▸ Exercise: Skip all pictures. Write out the data below from its first line through the line that contains "import plotly.graph_objects as go".
::::::::
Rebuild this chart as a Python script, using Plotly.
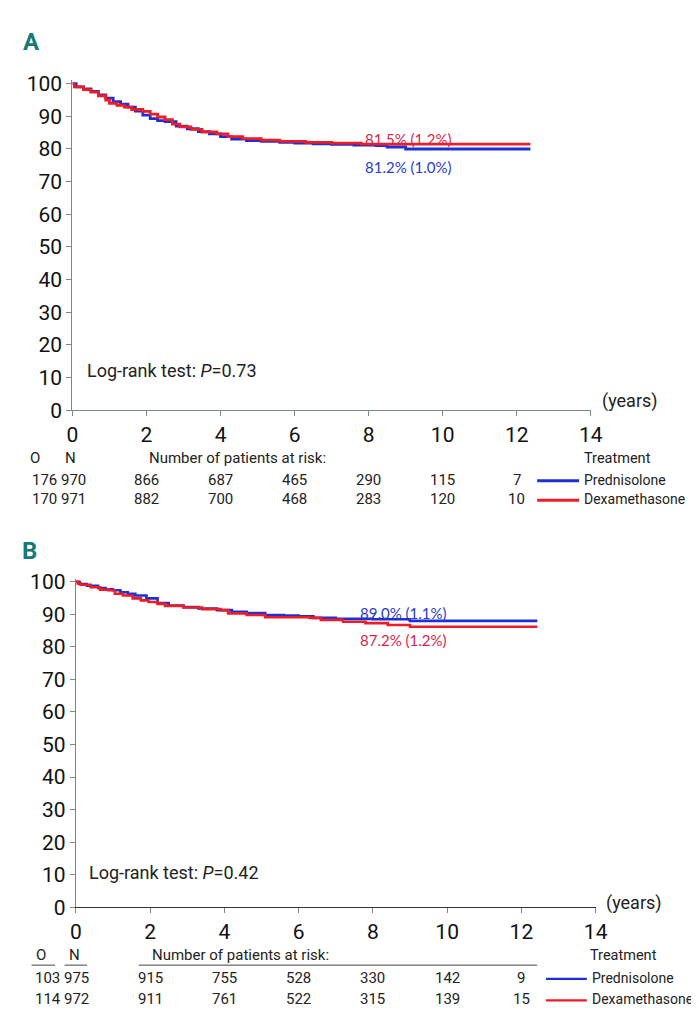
import plotly.graph_objects as go

# ---------------- data ----------------
# Panel A
a_pred_t = [0, 0.1, 0.3, 0.5, 0.7, 0.9, 1.1, 1.3, 1.5, 1.7, 1.9, 2.1, 2.3, 2.5, 2.8, 3.1, 3.4, 3.7, 4.0, 4.3, 4.7, 5.1, 5.6, 6.0, 6.5, 7.0, 7.6, 8.2, 8.5, 9.0, 12.37]
a_pred_s = [100, 99.0, 98.4, 97.6, 96.6, 95.6, 94.5, 93.7, 92.8, 91.6, 90.4, 89.3, 88.7, 88.4, 87.0, 86.2, 85.3, 84.6, 83.8, 83.0, 82.6, 82.3, 82.0, 81.8, 81.6, 81.4, 81.2, 81.0, 80.6, 80.0, 80.0]
a_dexa_t = [0, 0.05, 0.3, 0.5, 0.7, 0.9, 1.0, 1.2, 1.4, 1.6, 1.9, 2.1, 2.3, 2.5, 2.7, 2.9, 3.2, 3.5, 3.9, 4.2, 4.6, 5.1, 5.6, 6.3, 7.0, 7.8, 12.37]
a_dexa_s = [100, 99.0, 98.2, 97.4, 96.3, 95.0, 94.0, 93.4, 92.8, 92.1, 91.5, 90.7, 89.8, 89.0, 87.6, 86.8, 86.0, 85.2, 84.6, 83.8, 83.2, 82.7, 82.3, 82.0, 81.8, 81.5, 81.5]
a_O = [176, 170]
a_N = [970, 971]
a_risk_years = [2, 4, 6, 8, 10, 12]
a_risk_pred = [866, 687, 465, 290, 115, 7]
a_risk_dexa = [882, 700, 468, 283, 120, 10]
a_pval = "0.73"
a_lab_pred = "81.2% (1.0%)"
a_lab_dexa = "81.5% (1.2%)"

# Panel B
b_pred_t = [0, 0.1, 0.3, 0.6, 0.8, 1.0, 1.2, 1.4, 1.6, 1.9, 2.2, 2.5, 2.9, 3.3, 3.8, 4.2, 4.6, 5.1, 5.6, 6.0, 6.4, 7.0, 8.0, 9.0, 12.43]
b_pred_s = [100, 99.3, 98.8, 98.1, 97.7, 97.4, 96.8, 96.3, 95.8, 94.9, 93.5, 92.7, 92.2, 91.8, 91.3, 90.8, 90.4, 89.8, 89.6, 89.4, 88.9, 88.6, 88.5, 88.0, 88.0]
b_dexa_t = [0, 0.05, 0.13, 0.4, 0.65, 0.87, 1.05, 1.27, 1.53, 1.75, 1.96, 2.2, 2.4, 2.9, 3.4, 3.9, 4.1, 4.6, 5.1, 6.3, 6.6, 7.2, 7.8, 8.4, 9.0, 12.43]
b_dexa_s = [100, 99.5, 99.1, 98.3, 97.6, 97.4, 96.3, 95.8, 94.9, 94.3, 93.8, 93.2, 92.6, 92.1, 91.6, 91.3, 90.3, 89.8, 89.1, 88.9, 88.3, 87.7, 87.3, 86.7, 86.2, 86.2]
b_O = [103, 114]
b_N = [975, 972]
b_risk_years = [2, 4, 6, 8, 10, 12]
b_risk_pred = [915, 755, 528, 330, 142, 9]
b_risk_dexa = [911, 761, 522, 315, 139, 15]
b_pval = "0.42"
b_lab_pred = "89.0% (1.1%)"
b_lab_dexa = "87.2% (1.2%)"

y_ticks = list(range(0, 101, 10))
x_ticks = list(range(0, 15, 2))
treatments = ["Prednisolone", "Dexamethasone"]

# ---------------- style ----------------
W, H = 699, 1026
NARROW = "Roboto, Liberation Sans, sans-serif"
LABF = "Lato, Open Sans, sans-serif"
BLUE = "#1f2fd6"
RED = "#ee1c25"
BLUE_T = "#2a3cc8"
RED_T = "#d8264a"
TEAL = "#167a78"
AX = "#7a8a8a"


def px(x):
    return x / W


def py(y):
    return 1 - y / H


fig = go.Figure()

fig.add_trace(go.Scatter(x=a_pred_t, y=a_pred_s, mode="lines", line=dict(color=BLUE, width=2.8, shape="hv"),
                         xaxis="x", yaxis="y", showlegend=False))
fig.add_trace(go.Scatter(x=a_dexa_t, y=a_dexa_s, mode="lines", line=dict(color=RED, width=2.8, shape="hv"),
                         xaxis="x", yaxis="y", showlegend=False))
fig.add_trace(go.Scatter(x=b_pred_t, y=b_pred_s, mode="lines", line=dict(color=BLUE, width=2.6, shape="hv"),
                         xaxis="x2", yaxis="y2", showlegend=False))
fig.add_trace(go.Scatter(x=b_dexa_t, y=b_dexa_s, mode="lines", line=dict(color=RED, width=2.6, shape="hv"),
                         xaxis="x2", yaxis="y2", showlegend=False))

# panel geometry (pixels)
A = dict(x0=60, x1=592, ytop=65.7, ybot=402)
B = dict(x0=63.5, x1=597, ytop=573.7, ybot=909)

ax_common = dict(showgrid=False, zeroline=False, showline=True, linecolor=AX, linewidth=1.3,
                 ticks="outside", ticklen=5, tickcolor=AX, tickwidth=1,
                 tickfont=dict(family=NARROW, size=21, color="#111"))

fig.update_layout(
    width=W, height=H, margin=dict(l=0, r=0, t=0, b=0),
    paper_bgcolor="white", plot_bgcolor="white",
    xaxis=dict(domain=[px(A["x0"]), px(A["x1"])], range=[0, 14], tickvals=x_ticks, anchor="y", **ax_common),
    yaxis=dict(domain=[py(A["ybot"]), py(A["ytop"])], range=[0, 101], tickvals=y_ticks, anchor="x", **ax_common),
    xaxis2=dict(domain=[px(B["x0"]), px(B["x1"])], range=[0, 14], tickvals=x_ticks, anchor="y2", **ax_common),
    yaxis2=dict(domain=[py(B["ybot"]), py(B["ytop"])], range=[0, 101], tickvals=y_ticks, anchor="x2", **ax_common),
)
fig.layout.xaxis2.linecolor = "#333"

ann = []


def txt(x, y, s, size=15, color="#222", family=NARROW, xanchor="left", xref="paper", yref="paper", **kw):
    ann.append(dict(x=x, y=y, text=s, xref=xref, yref=yref, xanchor=xanchor, yanchor="middle",
                    showarrow=False, font=dict(family=family, size=size, color=color), **kw))


# Panel titles
txt(px(7), py(27), "<b>A</b>", size=24, color=TEAL, family=NARROW)
txt(px(6), py(546), "<b>B</b>", size=24, color=TEAL, family=NARROW)

# curve labels
txt(7.85, 83.0, a_lab_dexa, size=15, color=RED_T, family=LABF, xref="x", yref="y", xanchor="left")
txt(7.85, 74.6, a_lab_pred, size=15, color=BLUE_T, family=LABF, xref="x", yref="y", xanchor="left")
txt(7.6, 90.3, b_lab_pred, size=15, color=BLUE_T, family=LABF, xref="x2", yref="y2", xanchor="left")
txt(7.6, 82.2, b_lab_dexa, size=15, color=RED_T, family=LABF, xref="x2", yref="y2", xanchor="left")

# log-rank
txt(px(73), py(362), "Log-rank test: <i>P</i>=" + a_pval, size=18)
txt(px(75), py(874), "Log-rank test: <i>P</i>=" + b_pval, size=18)

# (years)
txt(px(601), py(393), "(years)", size=18)
txt(px(606), py(905), "(years)", size=18)


def risk_table(xr, O, N, years, pred, dexa, y_head, y_r1, y_r2, xO, xN, xcnt, xhead, xtreat, leg_x0, leg_x1, lw):
    txt(px(xO), py(y_head), "O", size=15, xanchor="center")
    txt(px(xN), py(y_head), "N", size=15, xanchor="center")
    txt(px(xhead), py(y_head), "Number of patients at risk:", size=15)
    txt(px(xtreat), py(y_head), "Treatment", size=14.5)
    for row_y, o, n in [(y_r1, O[0], N[0]), (y_r2, O[1], N[1])]:
        txt(px(xcnt), py(row_y), f"{o} {n}", size=15)
    for yr, p, d in zip(years, pred, dexa):
        txt(yr, py(y_r1), str(p), size=15, xanchor="center", xref=xr)
        txt(yr, py(y_r2), str(d), size=15, xanchor="center", xref=xr)
    for row_y, name, col in [(y_r1, treatments[0], BLUE), (y_r2, treatments[1], RED)]:
        txt(px(leg_x1 + 3), py(row_y), name, size=14)
        fig.add_shape(type="line", xref="paper", yref="paper", x0=px(leg_x0), x1=px(leg_x1),
                      y0=py(row_y + 1), y1=py(row_y + 1), line=dict(color=col, width=lw))


risk_table("x", a_O, a_N, a_risk_years, a_risk_pred, a_risk_dexa, 451, 473, 493,
           22, 58, 16, 137, 583, 537, 580, 3)
risk_table("x2", b_O, b_N, b_risk_years, b_risk_pred, b_risk_dexa, 958, 981, 1003,
           28, 62, 20, 140, 589, 546, 588, 2.2)

# underlines in panel B table
for x0, x1 in [(18, 42), (52, 75), (128, 537)]:
    fig.add_shape(type="line", xref="paper", yref="paper", x0=px(x0), x1=px(x1), y0=py(968), y1=py(968),
                  line=dict(color="#444", width=1))

fig.update_layout(annotations=ann)
fig.write_html("out.html")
::::::::
▸ Problem solution:
Rebuild this chart as a Python script, using Plotly.
import plotly.graph_objects as go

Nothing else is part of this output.